┏━━
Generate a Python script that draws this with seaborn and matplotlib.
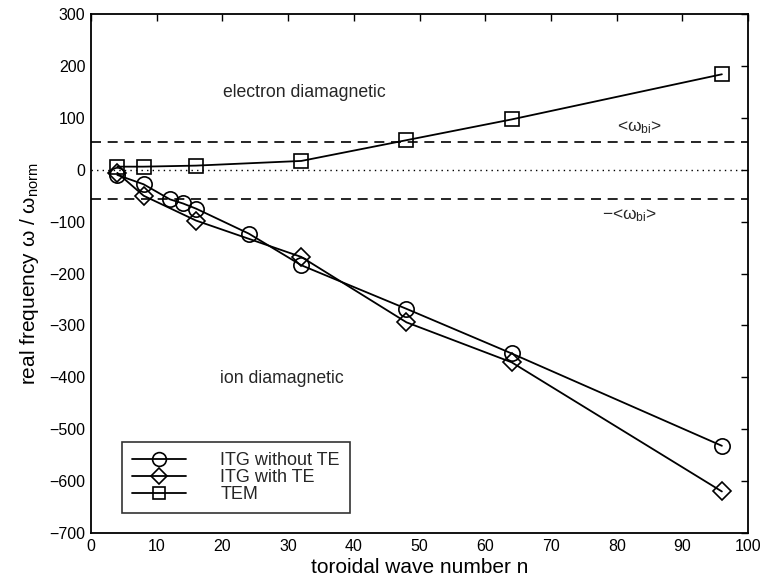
import matplotlib
matplotlib.use("Agg")
import matplotlib.pyplot as plt
import seaborn as sns
import pandas as pd

# ---- data ----
n_itg_noTE = [4, 8, 12, 14, 16, 24, 32, 48, 64, 96]
w_itg_noTE = [-10, -28, -57, -65, -75, -123, -184, -268, -354, -532]

n_itg_TE = [4, 8, 16, 32, 48, 64, 96]
w_itg_TE = [-6, -50, -98, -168, -294, -371, -620]

n_tem = [4, 8, 16, 32, 48, 64, 96]
w_tem = [6, 6, 8, 17, 57, 97, 184]

omega_bi_pos = 53
omega_bi_neg = -57

sns.set_theme(style="white")
plt.rcParams['font.family'] = ['Liberation Sans', 'DejaVu Sans']
plt.rcParams['mathtext.fontset'] = 'custom'
plt.rcParams['mathtext.rm'] = 'Liberation Sans'
plt.rcParams['mathtext.it'] = 'Liberation Sans'

fig = plt.figure(figsize=(7.65, 5.87), dpi=100)
ax = fig.add_axes([0.119, 0.092, 0.859, 0.884])

common = dict(color='black', linewidth=1.3, mfc='none', mec='black', mew=1.2)
sns.lineplot(x=n_itg_noTE, y=w_itg_noTE, ax=ax, marker='o', ms=11,
             label='ITG without TE', **common)
sns.lineplot(x=n_itg_TE, y=w_itg_TE, ax=ax, marker='D', ms=9,
             label='ITG with TE', **common)
sns.lineplot(x=n_tem, y=w_tem, ax=ax, marker='s', ms=9.5,
             label='TEM', **common)

ax.axhline(omega_bi_pos, color='black', ls=(0, (6, 4)), lw=1.2, zorder=1)
ax.axhline(omega_bi_neg, color='black', ls=(0, (6, 4)), lw=1.2, zorder=1)
ax.axhline(0, color='black', ls=(0, (1, 3)), lw=1.0, zorder=1)

ax.text(83.5, 82, r'<$\omega_{\rm bi}$>', fontsize=12.5, ha='center', va='center')
ax.text(82, -88, r'$-$<$\omega_{\rm bi}$>', fontsize=12.5, ha='center', va='center')
ax.text(32.5, 148, 'electron diamagnetic', fontsize=12.7, ha='center', va='center')
ax.text(29, -402, 'ion diamagnetic', fontsize=12.7, ha='center', va='center')

ax.set_xlim(0, 100)
ax.set_ylim(-700, 300)
ax.set_xticks(range(0, 101, 10))
ax.set_yticks(range(-700, 301, 100))
ax.set_yticklabels([str(v).replace('-', '\u2212') for v in range(-700, 301, 100)])
ax.tick_params(direction='in', length=5, width=1, top=True, right=True,
               labelsize=11.5, colors='black', pad=4)
for s in ax.spines.values():
    s.set_color('black')
    s.set_linewidth(1.3)

ax.set_xlabel('toroidal wave number n', fontsize=15, color='black', labelpad=3)
ax.set_ylabel(r'real frequency $\omega$ / $\omega_{\rm norm}$', fontsize=15,
              color='black', labelpad=6)

leg = ax.legend(loc='lower left', bbox_to_anchor=(0.047, 0.0385), borderaxespad=0,
                fontsize=13, frameon=True, fancybox=False, edgecolor='black',
                handlelength=3.0, handletextpad=1.9, borderpad=0.55,
                labelspacing=0.0, markerscale=0.9)
leg.get_frame().set_linewidth(1.2)

fig.savefig('out.png', dpi=100)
┗━━
**Requirement:** Do not include the images; transcribe the rest of the listing exactly.

**The answer:**
Generate a Python script that draws this with seaborn and matplotlib.
import matplotlib
matplotlib.use("Agg")
import matplotlib.pyplot as plt
import seaborn as sns
import pandas as pd

# ---- data ----
n_itg_noTE = [4, 8, 12, 14, 16, 24, 32, 48, 64, 96]
w_itg_noTE = [-10, -28, -57, -65, -75, -123, -184, -268, -354, -532]

n_itg_TE = [4, 8, 16, 32, 48, 64, 96]
w_itg_TE = [-6, -50, -98, -168, -294, -371, -620]

n_tem = [4, 8, 16, 32, 48, 64, 96]
w_tem = [6, 6, 8, 17, 57, 97, 184]

omega_bi_pos = 53
omega_bi_neg = -57

sns.set_theme(style="white")
plt.rcParams['font.family'] = ['Liberation Sans', 'DejaVu Sans']
plt.rcParams['mathtext.fontset'] = 'custom'
plt.rcParams['mathtext.rm'] = 'Liberation Sans'
plt.rcParams['mathtext.it'] = 'Liberation Sans'

fig = plt.figure(figsize=(7.65, 5.87), dpi=100)
ax = fig.add_axes([0.119, 0.092, 0.859, 0.884])

common = dict(color='black', linewidth=1.3, mfc='none', mec='black', mew=1.2)
sns.lineplot(x=n_itg_noTE, y=w_itg_noTE, ax=ax, marker='o', ms=11,
             label='ITG without TE', **common)
sns.lineplot(x=n_itg_TE, y=w_itg_TE, ax=ax, marker='D', ms=9,
             label='ITG with TE', **common)
sns.lineplot(x=n_tem, y=w_tem, ax=ax, marker='s', ms=9.5,
             label='TEM', **common)

ax.axhline(omega_bi_pos, color='black', ls=(0, (6, 4)), lw=1.2, zorder=1)
ax.axhline(omega_bi_neg, color='black', ls=(0, (6, 4)), lw=1.2, zorder=1)
ax.axhline(0, color='black', ls=(0, (1, 3)), lw=1.0, zorder=1)

ax.text(83.5, 82, r'<$\omega_{\rm bi}$>', fontsize=12.5, ha='center', va='center')
ax.text(82, -88, r'$-$<$\omega_{\rm bi}$>', fontsize=12.5, ha='center', va='center')
ax.text(32.5, 148, 'electron diamagnetic', fontsize=12.7, ha='center', va='center')
ax.text(29, -402, 'ion diamagnetic', fontsize=12.7, ha='center', va='center')

ax.set_xlim(0, 100)
ax.set_ylim(-700, 300)
ax.set_xticks(range(0, 101, 10))
ax.set_yticks(range(-700, 301, 100))
ax.set_yticklabels([str(v).replace('-', '\u2212') for v in range(-700, 301, 100)])
ax.tick_params(direction='in', length=5, width=1, top=True, right=True,
               labelsize=11.5, colors='black', pad=4)
for s in ax.spines.values():
    s.set_color('black')
    s.set_linewidth(1.3)

ax.set_xlabel('toroidal wave number n', fontsize=15, color='black', labelpad=3)
ax.set_ylabel(r'real frequency $\omega$ / $\omega_{\rm norm}$', fontsize=15,
              color='black', labelpad=6)

leg = ax.legend(loc='lower left', bbox_to_anchor=(0.047, 0.0385), borderaxespad=0,
                fontsize=13, frameon=True, fancybox=False, edgecolor='black',
                handlelength=3.0, handletextpad=1.9, borderpad=0.55,
                labelspacing=0.0, markerscale=0.9)
leg.get_frame().set_linewidth(1.2)

fig.savefig('out.png', dpi=100)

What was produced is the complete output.